A somewhat confusing, but busy morning yesterday for waste handling group, Transpacific Industries (TPI) and its management, board and investors.
We had a poor trading update, which was explained by comments from the CEO, Kevin Campbell, and minutes later, a separate announcement revealing Mr Campbell’s departure.
No wonder the shares bounced around a bit, losing almost 12% of their value or more than 10 cents, on the day, to end at 78.5c.
CEO Campbell told the company’s board he believed he’s not willing to stay on board.
"Mr Campbell believes that he is unable to provide the longer term commitment required to drive the continuing transformation of the business but will continue to work with the Board and Senior Management to ensure a smooth transition to a new CEO," the company said in yesterday’s second statement.
The announcement was made as the company said it expects to make a net profit of between $46 and $53 million in the year to June 30, including one-off costs of $14 million.
But underlying earnings in the year to June 30 are expected to be between $405 million and $415 million, lower than the previous year’s $440 million.
TPI YTD – Shares Sold Off And CEO Goes After Downgrade
The company, which owns the Cleanaway waste handing business, said weak economic conditions across Australia in manufacturing, industrial and construction markets continued to impact on its performance.
"Market conditions were tough in the first half and those conditions have generally deteriorated further," Mr Campbell said.
Having already cut costs and sold underperforming businesses, the company flagged the sale or closure of a number of other underperforming operations to achieve extra cost savings.
And the statement from the company indicated that the question of asset impairment would be considered once the results of the operational review, now underway, were complete.
And in yesterday’s first statement from the company, Mr Campbell gave nothing away about why he had decided to go so suddenly.
He said “While our expectations for FY13 EBITDA are lower than those achieved in FY12, we have made progress on debt reduction, cost savings and divestments. We will be increasing the scope of these initiatives over the coming months with the business and operational review being undertaken in conjunction with L.E.K. Consulting.” That seemed to indicate he would be hanging around.
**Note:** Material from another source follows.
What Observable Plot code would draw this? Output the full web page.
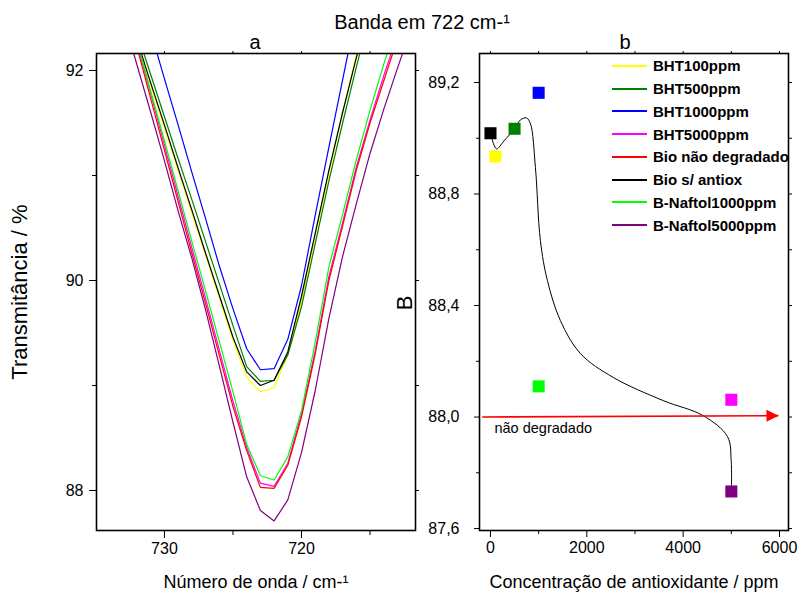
<!DOCTYPE html>
<html><head><meta charset="utf-8">
<script src="https://cdn.jsdelivr.net/npm/d3@7"></script>
<script src="https://cdn.jsdelivr.net/npm/@observablehq/plot@0.6"></script>
<style>
body{margin:0;background:#fff;}
#wrap{position:relative;width:801px;height:593px;font-family:"Liberation Sans",Arial,sans-serif;color:#000;overflow:hidden;}
#wrap svg{position:absolute;top:0;}
.t{position:absolute;transform:translate(-50%,-50%);white-space:nowrap;font-size:20px;}
.rot{position:absolute;transform:translate(-50%,-50%) rotate(-90deg);white-space:nowrap;font-size:22px;}
#legend{position:absolute;left:612px;top:54.6px;font-weight:bold;font-size:15px;}
.row{height:22.75px;display:flex;align-items:center;}
.sw{width:35px;height:2px;margin-right:6px;}
</style></head><body><div id="wrap"></div>
<script>
// ---------- panel a : spectra ----------
const wavenumbers = [733,732,731,730,729,728,727,726,725,724,723,722,721,720,719,718,717,716,715,714,713,712,711];
const bht100       = [92.66,92.26,91.86,91.45,91.05,90.64,90.24,89.83,89.43,89.08,88.94,88.98,89.29,89.80,90.42,91.02,91.60,92.15,92.65,93.10,93.50,93.90,94.30];
const bht500       = [92.76,92.36,91.96,91.56,91.16,90.77,90.37,89.97,89.57,89.18,89.04,89.05,89.29,89.75,90.35,90.95,91.50,92.03,92.55,93.00,93.40,93.80,94.20];
const bht1000      = [93.25,92.81,92.37,91.92,91.48,91.03,90.59,90.14,89.73,89.35,89.15,89.16,89.44,89.95,90.62,91.27,91.91,92.55,93.15,93.70,94.20,94.60,95.00];
const bht5000      = [92.74,92.26,91.78,91.29,90.80,90.31,89.83,89.34,88.85,88.41,88.07,88.04,88.26,88.73,89.33,90.04,90.55,91.08,91.53,91.95,92.34,92.72,93.10];
const bioNaoDeg    = [92.70,92.22,91.73,91.24,90.75,90.26,89.78,89.29,88.80,88.38,88.03,88.02,88.24,88.70,89.30,90.00,90.52,91.05,91.50,91.90,92.30,92.70,93.10];
const bioSemAntiox = [92.70,92.29,91.88,91.48,91.07,90.67,90.26,89.86,89.46,89.13,89.00,89.05,89.32,89.85,90.45,91.05,91.60,92.12,92.60,93.05,93.45,93.85,94.20];
const naftol1000   = [92.75,92.28,91.80,91.33,90.85,90.37,89.90,89.42,88.94,88.44,88.14,88.10,88.32,88.76,89.41,90.13,90.63,91.15,91.62,92.06,92.45,92.80,93.15];
const naftol5000   = [92.51,92.05,91.60,91.14,90.66,90.21,89.72,89.19,88.65,88.13,87.81,87.71,87.91,88.36,88.95,89.64,90.23,90.73,91.21,91.63,92.02,92.40,92.78];

const seriesNames  = ["BHT100ppm","BHT500ppm","BHT1000ppm","BHT5000ppm","Bio não degradado","Bio s/ antiox","B-Naftol1000ppm","B-Naftol5000ppm"];
const seriesColors = ["#ffff00","#008000","#0000ff","#ff00ff","#ff0000","#000000","#00ff00","#800080"];
const seriesValues = [bht100,bht500,bht1000,bht5000,bioNaoDeg,bioSemAntiox,naftol1000,naftol5000];

const xTicksA = [730,720], xMinorA = [725,715];
const yTicksA = [92,90,88], yMinorA = [91,89];

// ---------- panel b ----------
const concentrations = [0,100,500,1000,5000,1000,5000];
const bValues        = [89.018,88.935,89.034,89.163,88.062,88.11,87.733];
const pointNames  = ["Bio s/ antiox","BHT100ppm","BHT500ppm","BHT1000ppm","BHT5000ppm","B-Naftol1000ppm","B-Naftol5000ppm"];
const pointColors = ["#000000","#ffff00","#008000","#0000ff","#ff00ff","#00ff00","#800080"];

const curveX = [0,125,277,500,623,747,830,933,1036,1181,1451,1865,2549,3585,4414,4920,4997,5000];
const curveY = [89.018,88.962,88.99,89.034,89.066,89.073,89.052,88.895,88.633,88.49,88.346,88.228,88.142,88.059,88.005,87.93,87.844,87.733];

const arrowX = [-172, 5979];
const arrowY = [88.0, 88.005];
const annotText = ["não degradado"], annotX = [83], annotY = [87.959];

const xTicksB = [0,2000,4000,6000], xMinorB = [1000,3000,5000];
const yTicksB = [89.2,88.8,88.4,88.0,87.6], yMinorB = [89.0,88.6,88.2,87.8];

// ---------- build ----------
const spectra = seriesValues.flatMap((vals,i) => vals.map((v,j) => ({w: wavenumbers[j], v, name: seriesNames[i], color: seriesColors[i]})));
const points = concentrations.map((c,i) => ({c, b: bValues[i], name: pointNames[i], color: pointColors[i]}));
const curve = curveX.map((x,i) => ({x, y: curveY[i]}));
const arrow = [{x1: arrowX[0], y1: arrowY[0], x2: arrowX[1], y2: arrowY[1]}];
const annot = annotText.map((t,i) => ({t, x: annotX[i], y: annotY[i]}));

const FONT = '"Liberation Sans", Arial, sans-serif';
const baseStyle = {fontFamily: FONT, fontSize: "16px", background: "transparent", overflow: "visible", color: "#000"};
const blank = () => "";

const left = Plot.plot({
  width: 420, height: 593,
  marginLeft: 96, marginRight: 5, marginTop: 53, marginBottom: 63,
  x: {domain: [734.96, 711.68]},
  y: {domain: [87.619, 92.162]},
  color: {type: "identity"},
  style: baseStyle,
  marks: [
    Plot.line(spectra, {x: "w", y: "v", z: "name", stroke: "color", strokeWidth: 1.2, clip: true}),
    Plot.frame({stroke: "#000", strokeWidth: 1.6}),
    Plot.axisX({ticks: xTicksA, tickSize: 8, tickPadding: 4, tickFormat: d => String(d), label: null}),
    Plot.axisX({ticks: xMinorA, tickSize: 5, tickFormat: blank, label: null}),
    Plot.axisX({ticks: [], label: "Número de onda / cm-¹", labelAnchor: "center", labelOffset: 57, fontSize: 18, labelArrow: "none"}),
    Plot.axisX({anchor: "top", ticks: [...xTicksA, ...xMinorA], tickSize: 3, tickFormat: blank, label: null}),
    Plot.axisY({ticks: yTicksA, tickSize: 7, tickPadding: 6, tickFormat: d => String(d), label: null}),
    Plot.axisY({ticks: yMinorA, tickSize: 4, tickFormat: blank, label: null}),
    Plot.axisY({ticks: [], label: "Transmitância / %", labelAnchor: "center", labelOffset: 85, fontSize: 22, labelArrow: "none"}),
    Plot.axisY({anchor: "right", ticks: [...yTicksA, ...yMinorA], tickSize: 3, tickFormat: blank, label: null})
  ]
});

function arrowHead(color) {
  const m = d3.create("svg:marker")
    .attr("viewBox", "0 -5 10 10").attr("refX", 10).attr("refY", 0)
    .attr("markerUnits", "userSpaceOnUse")
    .attr("markerWidth", 15).attr("markerHeight", 12)
    .attr("orient", "auto");
  m.append("path").attr("d", "M0,-5L10,0L0,5Z").attr("fill", color).attr("stroke", "none");
  return m.node();
}

const fmtB = d => d.toFixed(1).replace(".", ",");
const right = Plot.plot({
  width: 411, height: 593,
  marginLeft: 89, marginRight: 13, marginTop: 53, marginBottom: 63,
  x: {domain: [-228, 6187]},
  y: {domain: [87.593, 89.304]},
  color: {type: "identity"},
  style: baseStyle,
  marks: [
    Plot.line(curve, {x: "x", y: "y", curve: "catmull-rom", stroke: "#000", strokeWidth: 1}),
    Plot.link(arrow, {x1: "x1", y1: "y1", x2: "x2", y2: "y2", stroke: "#ff0000", strokeWidth: 1.6, markerEnd: arrowHead}),
    Plot.text(annot, {x: "x", y: "y", text: "t", textAnchor: "start", fontSize: 14.5}),
    Plot.dot(points, {x: "c", y: "b", fill: "color", symbol: "square", r: 6.8, stroke: "none"}),
    Plot.frame({stroke: "#000", strokeWidth: 1.6}),
    Plot.axisX({ticks: xTicksB, tickSize: 7, tickPadding: 4, tickFormat: d => String(d), label: null}),
    Plot.axisX({ticks: xMinorB, tickSize: 4, tickFormat: blank, label: null}),
    Plot.axisX({ticks: [], label: "Concentração de antioxidante / ppm", labelAnchor: "center", labelOffset: 57, fontSize: 18, labelArrow: "none"}),
    Plot.axisX({anchor: "top", ticks: [...xTicksB, ...xMinorB], tickSize: 3, tickFormat: blank, label: null}),
    Plot.axisY({ticks: yTicksB, tickSize: 5, tickPadding: 15, tickFormat: fmtB, label: null}),
    Plot.axisY({ticks: yMinorB, tickSize: 3, tickFormat: blank, label: null}),
    Plot.axisY({anchor: "right", ticks: [...yTicksB, ...yMinorB], tickSize: 3, tickFormat: blank, label: null})
  ]
});

const wrap = document.getElementById("wrap");
left.style.left = "0px";
right.style.left = "390px";
wrap.appendChild(left);
wrap.appendChild(right);

function addText(txt, x, y, cls = "t") {
  const d = document.createElement("div");
  d.className = cls; d.textContent = txt;
  d.style.left = x + "px"; d.style.top = y + "px";
  wrap.appendChild(d);
}
addText("Banda em 722 cm-¹", 422, 22);
addText("a", 255, 42);
addText("b", 625, 42);
addText("B", 405, 303, "rot");

const legend = document.createElement("div");
legend.id = "legend";
seriesNames.forEach((n,i) => {
  const r = document.createElement("div"); r.className = "row";
  const s = document.createElement("span"); s.className = "sw"; s.style.background = seriesColors[i];
  const l = document.createElement("span"); l.textContent = n;
  r.appendChild(s); r.appendChild(l); legend.appendChild(r);
});
wrap.appendChild(legend);
</script></body></html>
It wasn’t until that second statement. Short and to the point, it also provided no clues as to why Mr Campbell had decided to quit yesterday, at the time of the downgrade. The company said executive recruiters Spencer Stuart had been hired to search for a successor to Mr Campbell.
Looking at its divisional performance, the company said:
"The Cleanaway division continues to be impacted by weak landfill volumes reflecting soft economic conditions in Victoria, South Australia and Western Australia. Collection volumes remain stable with modest revenue growth being achieved in Commercial & Industrial and Municipal markets.
"The Industrials division has continued to experience deferral of a number of large maintenance and shutdown projects across the industrial and mining sectors as customers look to maximise cost reductions this financial year. The downturn in the manufacturing sector has also reduced volumes in the higher margin liquid processing waste streams.
"Trading conditions in New Zealand have shown an improvement during the second half as both the Auckland and Christchurch markets are showing increases in general activity levels.
"The Commercial Vehicles business is expected to report good profit growth in FY13. The heavy duty vehicle market has remained stable although the second half result will be lower than that recorded in the first half, which included the benefit of dealer re-stocking."
‘Debt reduction remains a key priority. Transpacific is forecasting the repayment of approximately $100 million of gross debt in FY13. This is expected to result in more than $28 million of cash interest savings, with total underlying net finance costs for FY13 of approximately $119 million, a reduction of $34 million compared to FY12," the directors added.